En quelques heures, un bateau de la Croix-Rouge a été attaqué par une foule hostile en Birmanie et au moins neuf humanitaires ont été tuées dans l'accident au Bangladesh d'un camion de la même ONG.

Ces derniers acheminaient des denrées alimentaires pour les plus de 420.000 musulmans rohingyas qui fuient les exactions de l'armée et ont trouvé refuge au Bangladesh.

Près d'un mois après le début de l'opération de l'armée, déclenchée par des attaques de postes de police par des rebelles rohingyas, le président français a parlé jeudi d'un "génocide".

Le chef de l'Etat a confirmé que la France "prendra l'initiative avec plusieurs de ses partenaires du Conseil de sécurité" pour que les Nations unies condamnent "ce génocide qui est en cours, cette purification ethnique, et que nous puissions agir de manière concrète".

Pour les réfugiés, dont les récits font état de viols, de meurtres, de torture, les conditions sont de plus en plus difficiles dans le sud-est du Bangladesh, zone reculée de cet Etat très pauvre.

Les pluies torrentielles de ces cinq derniers jours ont transformé en bourbiers les camps surpeuplés et leurs environs, où campent avec les moyens du bord les nouveaux arrivants faute de place ailleurs.

Ces conditions météo sont à l'origine de l'accident du camion de la Croix-Rouge: "Les victimes étaient assises sur les dix tonnes de vivres", a expliqué à l'AFP Anwarul Azim, garde-frontière bangladais. "La route est étroite et a été endommagée par les pluies des derniers jours", ajoute-t-il.

A certains endroits, l'eau monte dans les tentes jusqu'à un mètre. Les autorités redoutent des glissements de terrain meurtriers.

La distribution alimentaire du jour a dû être annulée, a indiqué à l'AFP une porte-parole de la Croix-Rouge internationale (ICRC).

L'organisation a par ailleurs été victime d'une attaque de l'autre côté de la frontière à Sittwe, dans la capitale de l'Etat Rakhine.

La police birmane a mis plusieurs heures à disperser une foule hostile qui s'en prenait à l'aide de pierres et de cocktails Molotov à un bateau chargé d'équipements destinés aux civils touchés par les troubles.

Celui-ci contenait des vêtements, de l'eau et des moustiquaires et devait se rendre vers Maungdaw, district du nord, épicentre des troubles depuis fin août.
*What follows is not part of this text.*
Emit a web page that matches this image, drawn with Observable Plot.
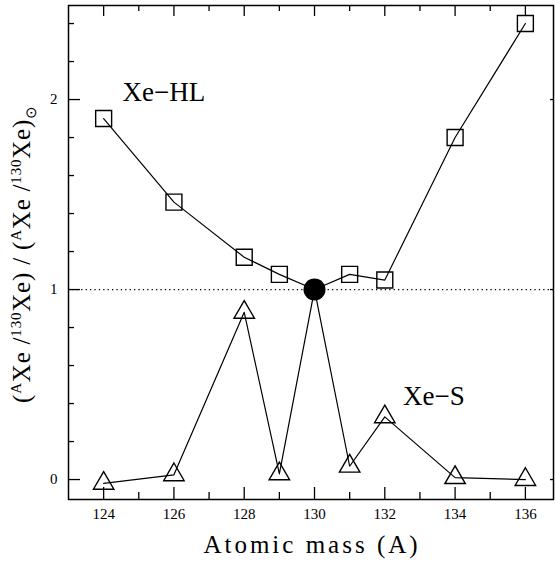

"Notre personnel est sain et sauf, le chargement n'a pas été endommagé et nous allons poursuivre nos actions comme prévu", a indiqué à l'AFP Graziella Leite Piccoli de la Croix rouge internationale.

- Mise en cause des ONG -

Pour les équipes des organisations humanitaires, la situation est très tendue, depuis que le gouvernement birman, dirigé de facto par l'ex-dissidente Aung San Suu Kyi, les a mises en cause, au début des troubles, les accusant d'être liées aux rebelles.

Depuis, la majeure partie des opérations sont arrêtées en Etat Rakhine. L'accès aux populations déplacées, qui sont toujours sur les routes ou cachées dans les montagnes et les forêts, est impossible pour l'instant.
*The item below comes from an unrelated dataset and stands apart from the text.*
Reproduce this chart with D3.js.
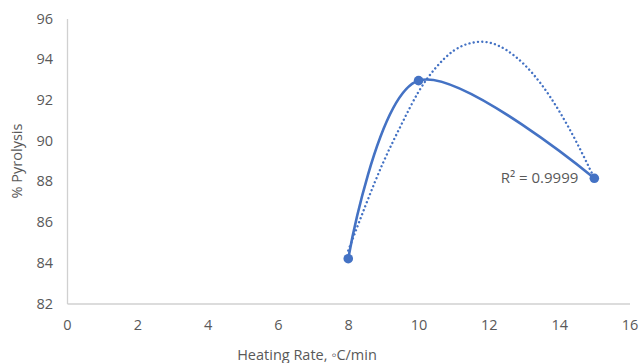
<!DOCTYPE html>
<html>
<head>
<meta charset="utf-8">
<script src="https://cdn.jsdelivr.net/npm/d3@7"></script>
<style>
  html, body { margin: 0; padding: 0; background: #fff; }
  svg { display: block; }
  text { font-family: "Open Sans", "Liberation Sans", sans-serif; fill: #595959; }
</style>
</head>
<body>
<svg id="chart" width="639" height="363"></svg>
<script>
// Measured pyrolysis yield at each heating rate
const heatingRates = [8, 10, 15];
const pyrolysisPct = [84.2, 92.95, 88.15];

// Polynomial trendline, sampled along the heating-rate range
const trendX = [8, 8.5, 9, 9.5, 10, 10.5, 11, 11.5, 12, 12.5, 13, 13.5, 14, 14.5, 15];
const trendY = [84.6, 86.85, 88.95, 90.75, 92.4, 93.6, 94.42, 94.8, 94.82, 94.45, 93.75, 92.75, 91.45, 89.9, 88.15];
const trendLabel = "R² = 0.9999";

const xTicks = [0, 2, 4, 6, 8, 10, 12, 14, 16];
const yTicks = [82, 84, 86, 88, 90, 92, 94, 96];

const svg = d3.select("#chart");
const blue = "#4472C4";
const axisGray = "#D0D0D0";

const x = d3.scaleLinear().domain([0, 16]).range([67, 629.5]);
const y = d3.scaleLinear().domain([82, 96]).range([303.5, 18.5]);

// Axes: plain lines with labels, no tick marks
const xAxis = svg.append("g")
  .attr("transform", `translate(0,${y(82)})`)
  .call(d3.axisBottom(x).tickValues(xTicks).tickSize(0).tickPadding(16).tickFormat(d3.format("d")));
xAxis.select(".domain").attr("stroke", axisGray).attr("stroke-width", 1.3);
xAxis.selectAll("text").style("font-size", "14.5px").attr("fill", "#595959");

const yAxis = svg.append("g")
  .attr("transform", `translate(${x(0)},0)`)
  .call(d3.axisLeft(y).tickValues(yTicks).tickSize(0).tickPadding(14).tickFormat(d3.format("d")));
yAxis.select(".domain").attr("stroke", axisGray).attr("stroke-width", 1.3);
yAxis.selectAll("text").style("font-size", "14.5px").attr("fill", "#595959");

// Axis titles
svg.append("text")
  .attr("x", 307).attr("y", 360)
  .attr("text-anchor", "middle")
  .style("font-size", "14.5px")
  .text("Heating Rate, ◦C/min");

svg.append("text")
  .attr("transform", "translate(22,161) rotate(-90)")
  .attr("text-anchor", "middle")
  .style("font-size", "14.5px")
  .text("% Pyrolysis");

// Dotted trendline
const trendPts = trendX.map((v, i) => [v, trendY[i]]);
svg.append("path")
  .datum(trendPts)
  .attr("fill", "none")
  .attr("stroke", blue)
  .attr("stroke-width", 2.4)
  .attr("stroke-linecap", "round")
  .attr("stroke-dasharray", "0.01 4.3")
  .attr("d", d3.line().x(d => x(d[0])).y(d => y(d[1])).curve(d3.curveNatural));

// Smoothed data line
const dataPts = heatingRates.map((v, i) => [v, pyrolysisPct[i]]);
svg.append("path")
  .datum(dataPts)
  .attr("fill", "none")
  .attr("stroke", blue)
  .attr("stroke-width", 2.6)
  .attr("stroke-linejoin", "round")
  .attr("d", d3.line().x(d => x(d[0])).y(d => y(d[1])).curve(d3.curveCardinal.tension(0)));

// Markers
svg.append("g").selectAll("circle")
  .data(dataPts)
  .join("circle")
  .attr("cx", d => x(d[0]))
  .attr("cy", d => y(d[1]))
  .attr("r", 4.8)
  .attr("fill", blue);

// Trendline R² label
svg.append("text")
  .attr("x", x(15) - 16).attr("y", y(pyrolysisPct[2]) + 5)
  .attr("text-anchor", "end")
  .style("font-size", "15px")
  .text(trendLabel);
</script>
</body>
</html>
Mardi, l'ONU, qui parle d'"épuration ethnique", avait demandé un "accès complet et sans entrave" au pays, soulignant qu'une grave crise humanitaire était en cours.

Le sort de la minorité musulmane rohingya en Birmanie, où elle est marginalisée depuis des décennies, vaut à Naypyidaw de vives critiques à l'international.

Et le discours de la dirigeante birmane mardi n'a pas convaincu: cette dernière n'a pas condamné les exactions de l'armée et s'est dite "prête" à un retour de réfugiés rohingyas, mais selon des critères qui restaient ambigus.

Devant l'Assemblée générale des Nations Unies, le président nigérian Muhammadu Buhari a comparé la crise au génocide de 1994 au Rwanda et aux massacres de 1995 en Bosnie et estimé que "la communauté internationale ne pouvait pas rester silencieuse".

Mais en Birmanie, l'opinion est chauffée à blanc par ces critiques. Les Rohingyas sont considérés comme des étrangers venus du Bangladesh, même s'ils vivent souvent dans l'ouest du pays depuis des générations.

Le sentiment antimusulman est très répandu dans ce pays d'Asie du Sud-Est à plus de 90% bouddhiste, qui est sorti récemment de décennies de dictature militaire et qui a placé en Aung San Suu Kyi tous ses espoirs.

Ces dernières années, les heurts entre communautés ont été nombreux. Avant la crise actuelle, environ un million de Rohingyas vivaient en Birmanie mais ils sont depuis 1982 des étrangers dans ce pays, qui leur a retiré la citoyenneté.